Le pape François est arrivé vendredi après-midi à Cuba pour une rencontre historiqueavec le patriarche orthodoxe russe Kirill, avant cinq jours intenses au Mexique où il plaidera pour les droits des immigrés et contre la violence endémique.

L'avion papal avait décollé de l'aéroport de Rome-Fiumicino peu avant 8 h (2 h à Montréal).

L'escale de La Havane représente la première rencontre entre un chef de l'Église catholique et le patriarche de la plus importante des Églises orthodoxes (plus de 130 millions des 250 millions d'orthodoxes) depuis le schisme entre Églises d'Orient et d'Occident en 1054.

Le pape, accueilli par le président cubain Raúl Castro, s'entretiendra à l'aéroport avec le patriarche, avant que les deux hommes signent une longue déclaration commune qui devrait évoquer les persécutions contre les chrétiens - orthodoxes comme catholiques - au Moyen-Orient et la défense des valeurs chrétiennes dans le monde.

La rencontre, que le Vatican tentait d'organiser en vain depuis des décennies, a été tenue secrète jusqu'au dernier moment tant les résistances étaient grandes au sein du patriarcat.

«La Russie peut donner beaucoup» pour la paix mondiale, a déclaré le pape dans une récente interview, en faisant état de «convergences» dans l'analyse des «Printemps arabes».

Les liens étroits entre le patriarcat et le Kremlin donnent aussi à la rencontre une dimension stratégique : «À l'arrière-plan, il y a un troisième protagoniste», le président russe Vladimir Poutine, que le pape a reçu deux fois, analyse sur son blogue le vaticaniste Marco Politi.

«Il serait ingénu de penser que la soudaine disponibilité du patriarche n'est pas liée à la situation de la Russie dans ce moment géopolitique», estime Marco Politi, citant en particulier le rôle que Moscou veut jouer, avec Washington, «dans la stabilisation de la situation syrienne et dans l'endiguement du terrorisme djihadiste».

Un porte-parole du patriarcat, Alexandre Volkov, a démenti ces analyses, en «garantissant à 100 % que la rencontre n'a rien à voir avec la politique». Il a espéré «de nouvelles perspectives de coopération mutuelle» entre orthodoxie russe et catholicisme, sans pour autant parler d'une étape vers «l'unité» entre les deux Églises.

Méfiance à l'égard d'une Église catholique perçue comme prosélyte, crise ukrainienne où les grecs-catholiques ont pris le parti de Kiev contre les pro-Russes : les rancoeurs ne manquent pas envers Rome, même si le Saint-Siège a évité de condamner ouvertement la politique de M. Poutine en Ukraine.

Plaidoyer contre la violence

Après son rendez-vous à Cuba, le pape est attendu à 19 h 30 heure locale à Mexico, où il devrait être accueilli par des centaines de milliers de fidèles sur les 18 km du trajet entre l'aéroport et la nonciature.

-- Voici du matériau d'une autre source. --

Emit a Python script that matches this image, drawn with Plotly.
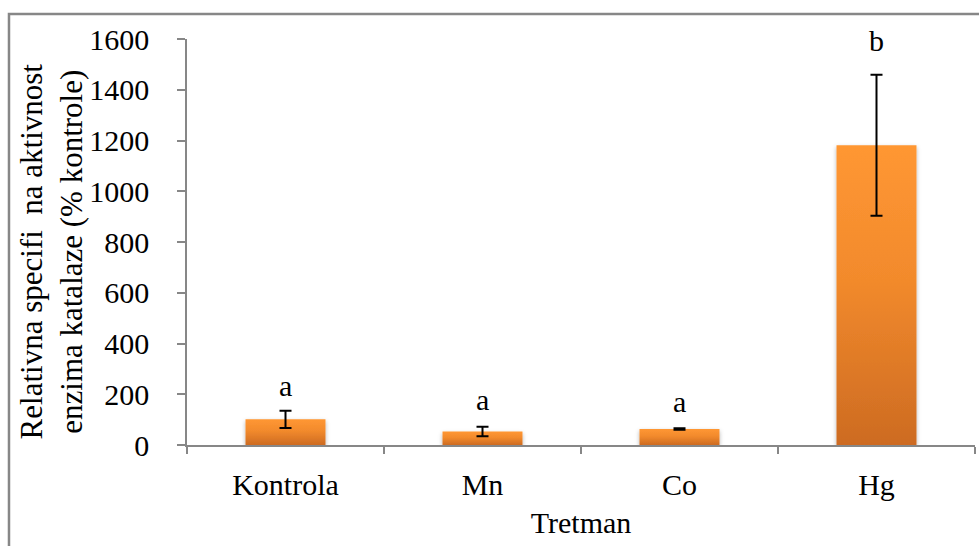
import plotly.graph_objects as go

categories = ["Kontrola", "Mn", "Co", "Hg"]
values = [101, 53, 63, 1181]
errors = [34, 19, 3, 278]
letters = ["a", "a", "a", "b"]
letter_y = [236, 181, 173, 1596]
y_ticks = [0, 200, 400, 600, 800, 1000, 1200, 1400, 1600]

FONT = "Liberation Serif"
GRAY = "#878787"
FS = 30

fig = go.Figure()
fig.add_trace(go.Bar(
    x=categories, y=values,
    marker=dict(color="#EE8126", line=dict(width=0)),
    error_y=dict(type="data", array=errors, visible=True,
                 color="black", thickness=2, width=6),
    showlegend=False,
))

for c, t, ly in zip(categories, letters, letter_y):
    fig.add_annotation(x=c, y=ly, text=t, showarrow=False,
                       xanchor="center", yanchor="middle",
                       font=dict(family=FONT, size=FS, color="black"))

fig.add_annotation(
    xref="paper", yref="paper", x=-0.172, y=0.478,
    text="Relativna specifi\u00a0 na aktivnost<br>enzima katalaze (% kontrole)",
    textangle=-90, showarrow=False, xanchor="center", yanchor="middle",
    font=dict(family=FONT, size=31, color="black"))

# outer chart frame
fig.add_shape(type="rect", xref="paper", yref="paper",
              x0=-0.2259, y0=-0.5, x1=1.2, y1=1.0616,
              line=dict(color=GRAY, width=2.5), fillcolor="rgba(0,0,0,0)",
              layer="below")

fig.update_layout(
    width=979, height=546,
    margin=dict(l=187, r=4, t=39, b=101),
    paper_bgcolor="white", plot_bgcolor="white",
    bargap=0.594,
    font=dict(family=FONT, size=FS, color="black"),
    xaxis=dict(
        showline=True, linecolor=GRAY, linewidth=2,
        ticks="outside", tickson="boundaries", ticklen=7, tickcolor=GRAY, tickwidth=1.5,
        showgrid=False, zeroline=False, ticklabelstandoff=12,
        title=dict(text="Tretman", font=dict(family=FONT, size=FS), standoff=12),
        tickfont=dict(family=FONT, size=FS),
    ),
    yaxis=dict(
        range=[0, 1600], tickvals=y_ticks,
        showline=True, linecolor=GRAY, linewidth=1.5,
        ticks="outside", ticklen=8, tickcolor=GRAY, tickwidth=1.5,
        showgrid=False, zeroline=False, ticklabelstandoff=22,
        tickfont=dict(family=FONT, size=FS),
    ),
)

post = """
document.body.style.margin = '0';
var gd = document.getElementById('{plot_id}');
var svg = gd.querySelector('.main-svg');
var ns = 'http://www.w3.org/2000/svg';
var defs = svg.querySelector('defs');
if (!defs) { defs = document.createElementNS(ns, 'defs'); svg.insertBefore(defs, svg.firstChild); }
var g = document.createElementNS(ns, 'linearGradient');
g.setAttribute('id', 'barGrad'); g.setAttribute('x1', '0'); g.setAttribute('y1', '0');
g.setAttribute('x2', '0'); g.setAttribute('y2', '1');
[['0', '#FF9733'], ['0.45', '#F28A2C'], ['1', '#CD6B22']].forEach(function(s) {
  var st = document.createElementNS(ns, 'stop');
  st.setAttribute('offset', s[0]); st.setAttribute('stop-color', s[1]);
  g.appendChild(st);
});
defs.appendChild(g);
var f = document.createElementNS(ns, 'filter');
f.setAttribute('id', 'barShadow'); f.setAttribute('x', '-20%'); f.setAttribute('y', '-20%');
f.setAttribute('width', '140%'); f.setAttribute('height', '140%');
var ds = document.createElementNS(ns, 'feDropShadow');
ds.setAttribute('dx', '0'); ds.setAttribute('dy', '2'); ds.setAttribute('stdDeviation', '2');
ds.setAttribute('flood-color', '#000'); ds.setAttribute('flood-opacity', '0.3');
f.appendChild(ds); defs.appendChild(f);
gd.querySelectorAll('.barlayer .point path').forEach(function(p) {
  p.style.fill = 'url(#barGrad)';
  p.setAttribute('filter', 'url(#barShadow)');
});
"""

fig.write_html("out.html", post_script=post, config={"displayModeBar": False})
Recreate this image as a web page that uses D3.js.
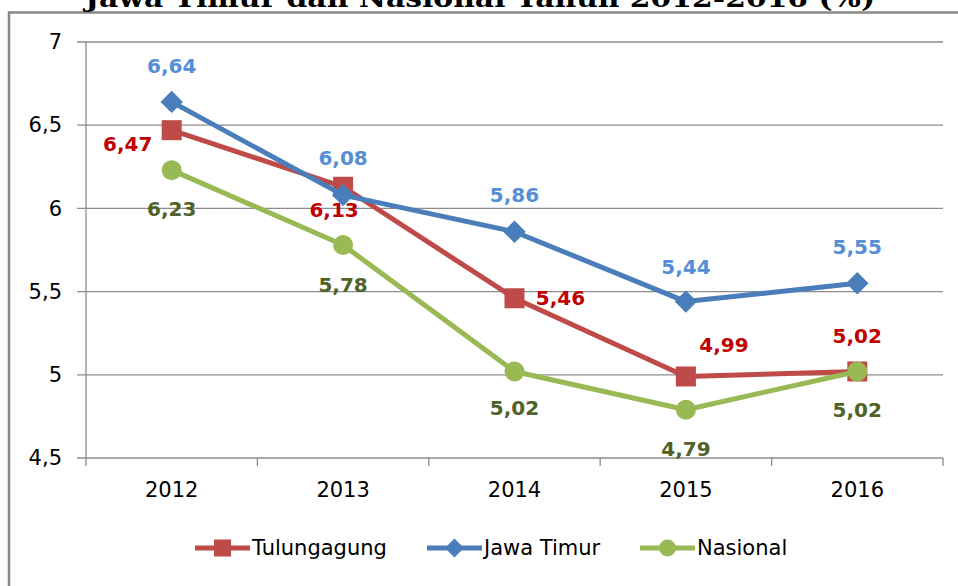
<!DOCTYPE html>
<html>
<head>
<meta charset="utf-8">
<script src="https://cdn.jsdelivr.net/npm/d3@7"></script>
<style>
  body { margin: 0; background: #fff; }
  svg { display: block; }
</style>
</head>
<body>
<div id="graph"></div>
<script>
// data
const years = ["2012", "2013", "2014", "2015", "2016"]
const tulungagung = [6.47, 6.13, 5.46, 4.99, 5.02]
const jawaTimur = [6.64, 6.08, 5.86, 5.44, 5.55]
const nasional = [6.23, 5.78, 5.02, 4.79, 5.02]
const yTicks = [4.5, 5, 5.5, 6, 6.5, 7]
const titleText = "Jawa Timur dan Nasional Tahun 2012-2016 (%)"

const W = 958, H = 586
const margin = {top: 42, right: 15, bottom: 128, left: 86}
const width = W - margin.left - margin.right
const height = H - margin.top - margin.bottom

const fmt = v => d3.format(".2f")(v).replace(".", ",")
const fmtTick = v => String(v).replace(".", ",")

const series = [
  {name: "Tulungagung", values: tulungagung, line: "#BE4B48", label: "#C00000", marker: "square",
   offsets: [[-44, 14], [-9, 23], [46, 0], [38, -31], [0, -35]]},
  {name: "Jawa Timur", values: jawaTimur, line: "#4A7EBB", label: "#558ED5", marker: "diamond",
   offsets: [[0, -36], [0, -37], [0, -37], [0, -35], [0, -36]]},
  {name: "Nasional", values: nasional, line: "#98B954", label: "#4F6228", marker: "circle",
   offsets: [[0, 39], [0, 40], [0, 37], [0, 39], [0, 39]]}
]

const svg = d3.select("#graph").append("svg")
  .attr("width", W)
  .attr("height", H)

// outer border (cut off on top/right like the source)
svg.append("path")
  .attr("d", `M9,${H} L9,12.5 L${W},12.5`)
  .attr("fill", "none")
  .attr("stroke", "#888")
  .attr("stroke-width", 2.5)

// title, half clipped at the top
svg.append("text")
  .attr("x", 480)
  .attr("y", 7)
  .attr("text-anchor", "middle")
  .attr("font-family", "'DejaVu Serif', serif")
  .attr("font-weight", "bold")
  .attr("font-size", 26)
  .attr("textLength", 790)
  .attr("lengthAdjust", "spacingAndGlyphs")
  .attr("fill", "#000")
  .text(titleText)

const g = svg.append("g")
  .attr("transform", `translate(${margin.left},${margin.top})`)

// scales
const x = d3.scaleBand().domain(years).range([0, width])
const y = d3.scaleLinear().domain([4.5, 7]).range([height, 0])
const cx = d => x(d) + x.bandwidth() / 2

// gridlines
g.selectAll(".grid")
  .data(yTicks)
  .join("line")
  .attr("x1", -9)
  .attr("x2", width)
  .attr("y1", d => y(d))
  .attr("y2", d => y(d))
  .attr("stroke", "#8c8c8c")
  .attr("stroke-width", 1.3)

// y axis
const yAxis = g.append("g")
  .call(d3.axisLeft(y).tickValues(yTicks).tickFormat(fmtTick).tickSize(0).tickPadding(24))
yAxis.select(".domain").remove()
yAxis.selectAll("text")
  .attr("font-family", "'DejaVu Sans', sans-serif")
  .attr("font-size", 21)
  .attr("fill", "#000")

g.append("line")
  .attr("x1", 0).attr("x2", 0)
  .attr("y1", 0).attr("y2", height + 8)
  .attr("stroke", "#8c8c8c")
  .attr("stroke-width", 1.3)

// x axis
const xAxis = g.append("g")
  .attr("transform", `translate(0,${height})`)
  .call(d3.axisBottom(x).tickSize(0).tickPadding(24))
xAxis.select(".domain").remove()
xAxis.selectAll("text")
  .attr("font-family", "'DejaVu Sans', sans-serif")
  .attr("font-size", 21)
  .attr("fill", "#000")

g.selectAll(".xtick")
  .data(years.slice(1).concat(["end"]))
  .join("line")
  .attr("x1", (d, i) => x.step() * (i + 1))
  .attr("x2", (d, i) => x.step() * (i + 1))
  .attr("y1", height)
  .attr("y2", height + 8)
  .attr("stroke", "#8c8c8c")
  .attr("stroke-width", 1.3)

// markers
const drawMarker = (sel, type, size, color) => {
  if (type === "square") {
    sel.append("rect")
      .attr("x", -size / 2).attr("y", -size / 2)
      .attr("width", size).attr("height", size)
      .attr("fill", color)
  } else if (type === "diamond") {
    const s = size * 0.56
    sel.append("path")
      .attr("d", `M0,${-s} L${s},0 L0,${s} L${-s},0 Z`)
      .attr("fill", color)
  } else {
    sel.append("circle")
      .attr("r", size / 2)
      .attr("fill", color)
  }
}

const lineGen = d3.line()
  .x((d, i) => cx(years[i]))
  .y(d => y(d))

series.forEach(s => {
  g.append("path")
    .datum(s.values)
    .attr("d", lineGen)
    .attr("fill", "none")
    .attr("stroke", s.line)
    .attr("stroke-width", 5)
    .attr("stroke-linejoin", "round")

  s.values.forEach((v, i) => {
    const m = g.append("g").attr("transform", `translate(${cx(years[i])},${y(v)})`)
    drawMarker(m, s.marker, 20, s.line)
  })
})

// data labels
series.forEach(s => {
  g.selectAll(null)
    .data(s.values)
    .join("text")
    .attr("x", (d, i) => cx(years[i]) + s.offsets[i][0])
    .attr("y", (d, i) => y(d) + s.offsets[i][1])
    .attr("text-anchor", "middle")
    .attr("dominant-baseline", "central")
    .attr("font-family", "'DejaVu Sans', sans-serif")
    .attr("font-weight", "bold")
    .attr("font-size", 20)
    .attr("fill", s.label)
    .text(d => fmt(d))
})

// legend
const legendX = [195, 427, 640]
const legend = svg.append("g").attr("transform", "translate(0,548)")
series.forEach((s, i) => {
  const lg = legend.append("g").attr("transform", `translate(${legendX[i]},0)`)
  lg.append("line")
    .attr("x1", 0).attr("x2", 55)
    .attr("y1", 0).attr("y2", 0)
    .attr("stroke", s.line)
    .attr("stroke-width", 5)
  const m = lg.append("g").attr("transform", "translate(27.5,0)")
  drawMarker(m, s.marker, 17, s.line)
  lg.append("text")
    .attr("x", 57)
    .attr("y", 0)
    .attr("dominant-baseline", "central")
    .attr("font-family", "'DejaVu Sans', sans-serif")
    .attr("font-size", 21)
    .attr("fill", "#000")
    .text(s.name)
})
</script>
</body>
</html>
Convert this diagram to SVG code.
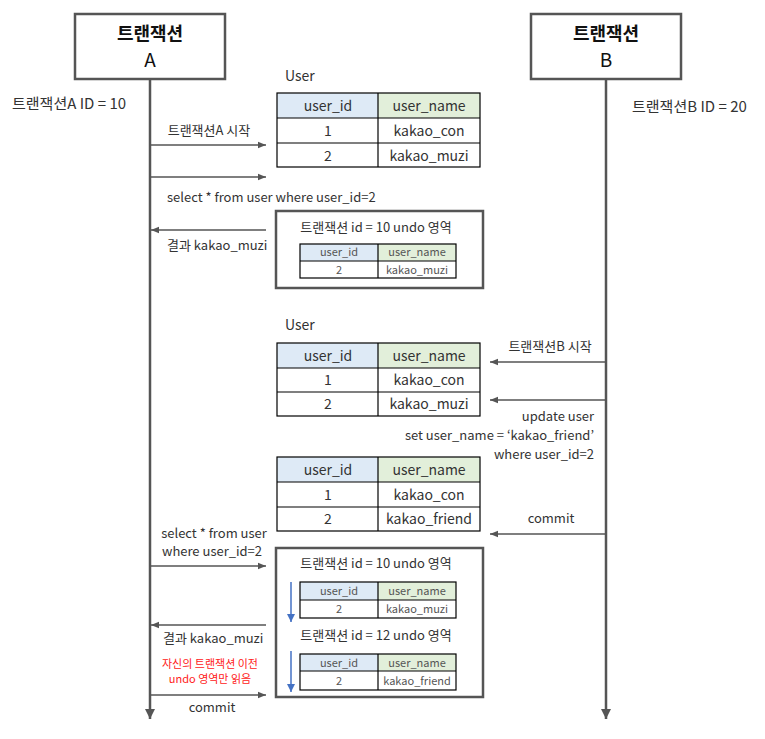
<svg xmlns="http://www.w3.org/2000/svg" width="765" height="739" viewBox="0 0 765 739">
<style>
text{font-family:"Noto Sans CJK KR","Noto Sans",sans-serif;fill:#333;}
.t{font-size:14px;}
.s{font-size:11px;fill:#555;}
.h{font-size:18px;font-weight:bold;fill:#111;text-anchor:middle;}
.c{text-anchor:middle;}
.r{text-anchor:end;}
.box{fill:#fff;stroke:#555;stroke-width:2.5;}
.tb{fill:none;stroke:#000;stroke-width:1.2;}
.hid{fill:#DEEAF6;}
.hnm{fill:#E2EFDA;}
.ln{stroke:#000;stroke-width:1.2;}
.ar{stroke:#555;stroke-width:1.5;fill:none;marker-end:url(#ah);}
.life{stroke:#555;stroke-width:2.5;fill:none;marker-end:url(#ahL);}
.blue{stroke:#4472C4;stroke-width:1.5;fill:none;marker-end:url(#ahB);}
.red{font-size:11px;fill:#FF2020;text-anchor:middle;}
</style>
<defs>
<marker id="ah" viewBox="0 0 10 10" refX="10" refY="5" markerWidth="8" markerHeight="8" markerUnits="userSpaceOnUse" orient="auto"><path d="M0,1 L10,5 L0,9 Z" fill="#555"/></marker>
<marker id="ahL" viewBox="0 0 10 10" refX="10" refY="5" markerWidth="4" markerHeight="4" orient="auto"><path d="M0,0 L10,5 L0,10 Z" fill="#555"/></marker>
<marker id="ahB" viewBox="0 0 10 10" refX="10" refY="5" markerWidth="8" markerHeight="8" markerUnits="userSpaceOnUse" orient="auto"><path d="M0,0 L10,5 L0,10 Z" fill="#4472C4"/></marker>
</defs>
<rect width="765" height="739" fill="#fff"/>

<g id="connectors">
<line class="life" x1="150" y1="79" x2="150" y2="719"/>
<line class="life" x1="606" y1="79" x2="606" y2="719"/>
<line class="ar" x1="150" y1="145" x2="266" y2="145"/>
<line class="ar" x1="150" y1="177" x2="266" y2="177"/>
<line class="ar" x1="266" y1="230" x2="151" y2="230"/>
<line class="ar" x1="606" y1="362" x2="490" y2="362"/>
<line class="ar" x1="606" y1="400" x2="490" y2="400"/>
<line class="ar" x1="606" y1="534" x2="490" y2="534"/>
<line class="ar" x1="150" y1="566" x2="266" y2="566"/>
<line class="ar" x1="266" y1="625" x2="151" y2="625"/>
<line class="ar" x1="150" y1="695" x2="266" y2="695"/>
</g>

<g id="txA">
<rect class="box" x="75" y="14" width="150" height="65"/>
<text class="h" x="150" y="40">트랜잭션</text>
<text class="h" x="150" y="67" style="font-weight:normal;font-size:19px">A</text>
</g>
<g id="txB">
<rect class="box" x="531" y="14" width="150" height="65"/>
<text class="h" x="606" y="40">트랜잭션</text>
<text class="h" x="606" y="67" style="font-weight:normal;font-size:19px">B</text>
</g>

<g id="labels">
<text class="t" x="12" y="109" style="font-size:15px">트랜잭션A ID = 10</text>
<text class="t" x="632" y="112" style="font-size:15px">트랜잭션B ID = 20</text>
<text class="t c" x="209" y="135" style="font-size:13px">트랜잭션A 시작</text>
<text class="t" x="167" y="202" style="font-size:13px">select * from user where user_id=2</text>
<text class="t" x="167" y="250" style="font-size:13px">결과 kakao_muzi</text>
<text class="t c" x="550" y="351" style="font-size:13px">트랜잭션B 시작</text>
<text class="t r" x="594" y="421" style="font-size:13px">update user</text>
<text class="t r" x="594" y="440" style="font-size:13px">set user_name = ‘kakao_friend’</text>
<text class="t r" x="594" y="459" style="font-size:13px">where user_id=2</text>
<text class="t c" x="551" y="523" style="font-size:13px">commit</text>
<text class="t c" x="214" y="538" style="font-size:13px">select * from user</text>
<text class="t c" x="212" y="556" style="font-size:13px">where user_id=2</text>
<text class="t" x="163" y="643" style="font-size:13px">결과 kakao_muzi</text>
<text class="red" x="210" y="668">자신의 트랜잭션 이전</text>
<text class="red" x="210" y="683">undo 영역만 읽음</text>
<text class="t c" x="212" y="712" style="font-size:13px">commit</text>
<text class="t" x="285" y="81">User</text>
<text class="t" x="285" y="330">User</text>
</g>

<g id="table1">
<rect class="hid" x="277" y="93" width="101" height="25"/>
<rect class="hnm" x="378" y="93" width="102" height="25"/>
<rect class="tb" x="277" y="93" width="203" height="74"/>
<line class="ln" x1="277" y1="118" x2="480" y2="118"/>
<line class="ln" x1="277" y1="143" x2="480" y2="143"/>
<line class="ln" x1="378" y1="93" x2="378" y2="167"/>
<text class="t c" x="328" y="111">user_id</text>
<text class="t c" x="429" y="111">user_name</text>
<text class="t c" x="328" y="136">1</text>
<text class="t c" x="429" y="136">kakao_con</text>
<text class="t c" x="328" y="161">2</text>
<text class="t c" x="429" y="161">kakao_muzi</text>
</g>

<g id="undo1">
<rect class="box" x="276" y="211" width="207" height="77"/>
<text class="t c" x="376" y="232" style="font-size:13px">트랜잭션 id = 10 undo 영역</text>
<rect class="hid" x="300" y="244" width="78" height="17"/>
<rect class="hnm" x="378" y="244" width="78" height="17"/>
<rect class="tb" x="300" y="244" width="156" height="34"/>
<line class="ln" x1="300" y1="261" x2="456" y2="261"/>
<line class="ln" x1="378" y1="244" x2="378" y2="278"/>
<text class="s c" x="339" y="256">user_id</text>
<text class="s c" x="417" y="256">user_name</text>
<text class="s c" x="339" y="274">2</text>
<text class="s c" x="417" y="274">kakao_muzi</text>
</g>

<g id="table2">
<rect class="hid" x="277" y="343" width="101" height="25"/>
<rect class="hnm" x="378" y="343" width="102" height="25"/>
<rect class="tb" x="277" y="343" width="203" height="73"/>
<line class="ln" x1="277" y1="368" x2="480" y2="368"/>
<line class="ln" x1="277" y1="392" x2="480" y2="392"/>
<line class="ln" x1="378" y1="343" x2="378" y2="416"/>
<text class="t c" x="328" y="361">user_id</text>
<text class="t c" x="429" y="361">user_name</text>
<text class="t c" x="328" y="385">1</text>
<text class="t c" x="429" y="385">kakao_con</text>
<text class="t c" x="328" y="409">2</text>
<text class="t c" x="429" y="409">kakao_muzi</text>
</g>

<g id="table3">
<rect class="hid" x="277" y="457" width="101" height="25"/>
<rect class="hnm" x="378" y="457" width="102" height="25"/>
<rect class="tb" x="277" y="457" width="203" height="74"/>
<line class="ln" x1="277" y1="482" x2="480" y2="482"/>
<line class="ln" x1="277" y1="507" x2="480" y2="507"/>
<line class="ln" x1="378" y1="457" x2="378" y2="531"/>
<text class="t c" x="328" y="475">user_id</text>
<text class="t c" x="429" y="475">user_name</text>
<text class="t c" x="328" y="500">1</text>
<text class="t c" x="429" y="500">kakao_con</text>
<text class="t c" x="328" y="524">2</text>
<text class="t c" x="429" y="524">kakao_friend</text>
</g>

<g id="undo2">
<rect class="box" x="276" y="548" width="207" height="149"/>
<text class="t c" x="376" y="568" style="font-size:13px">트랜잭션 id = 10 undo 영역</text>
<rect class="hid" x="300" y="582" width="78" height="18"/>
<rect class="hnm" x="378" y="582" width="78" height="18"/>
<rect class="tb" x="300" y="582" width="156" height="36"/>
<line class="ln" x1="300" y1="600" x2="456" y2="600"/>
<line class="ln" x1="378" y1="582" x2="378" y2="618"/>
<text class="s c" x="339" y="595">user_id</text>
<text class="s c" x="417" y="595">user_name</text>
<text class="s c" x="339" y="613">2</text>
<text class="s c" x="417" y="613">kakao_muzi</text>
<line class="blue" x1="291" y1="582" x2="291" y2="622"/>
<text class="t c" x="376" y="640" style="font-size:13px">트랜잭션 id = 12 undo 영역</text>
<rect class="hid" x="300" y="654" width="78" height="17"/>
<rect class="hnm" x="378" y="654" width="78" height="17"/>
<rect class="tb" x="300" y="654" width="156" height="36"/>
<line class="ln" x1="300" y1="671" x2="456" y2="671"/>
<line class="ln" x1="378" y1="654" x2="378" y2="690"/>
<text class="s c" x="339" y="667">user_id</text>
<text class="s c" x="417" y="667">user_name</text>
<text class="s c" x="339" y="685">2</text>
<text class="s c" x="417" y="685">kakao_friend</text>
<line class="blue" x1="291" y1="651" x2="291" y2="692"/>
</g>
</svg>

Durant les cinq jours de la visite, des millions de fidèles du deuxième pays le plus catholique (près de 100 millions de baptisés) chercheront à l'apercevoir lors de ses nombreux trajets en papamobile, surveillés par 13 250 policiers.

La violence multiforme - une mutinerie a fait jeudi au moins 52 morts dans une prison de Monterrey (nord-est) -, la corruption et le sort des migrants qui traversent le Mexique pour se rendre aux États-Unis seront les thèmes forts du voyage.

Selon des chiffres remis au pape en décembre par des ONG, 80 000 personnes sont mortes et 26 000 autres portées disparues dans les violences au Mexique depuis 2006.

Ce voyage est le douzième à l'étranger pour le pontife argentin, et le septième d'un pape au Mexique, après les cinq visites de Jean Paul II, véritable héros national, et celle de Benoît XVI en 2012.

François, qui ne se laisse pas dicter ses destinations, a voulu se rendre lors de ce voyage dans quelques-unes des régions les plus violentes d'Amérique latine et du monde : depuis le Chiapas, à la frontière du Guatemala, jusqu'à Ciudad Juárez, aux portes du Texas.

En touchant les frontières sud et nord du pays, par où entrent et repartent les migrants en route vers les États-Unis, le pape devrait reprendre l'un de ses thèmes prioritaires : l'accueil de ces personnes vulnérables souvent enlevées, tuées, rançonnées ou enrôlées par les gangs.

En pleines primaires américaines, alors que certains candidats républicains emploient un langage xénophobe, le pape cherchera aussi à faire entendre sa voix au nord du Rio Grande.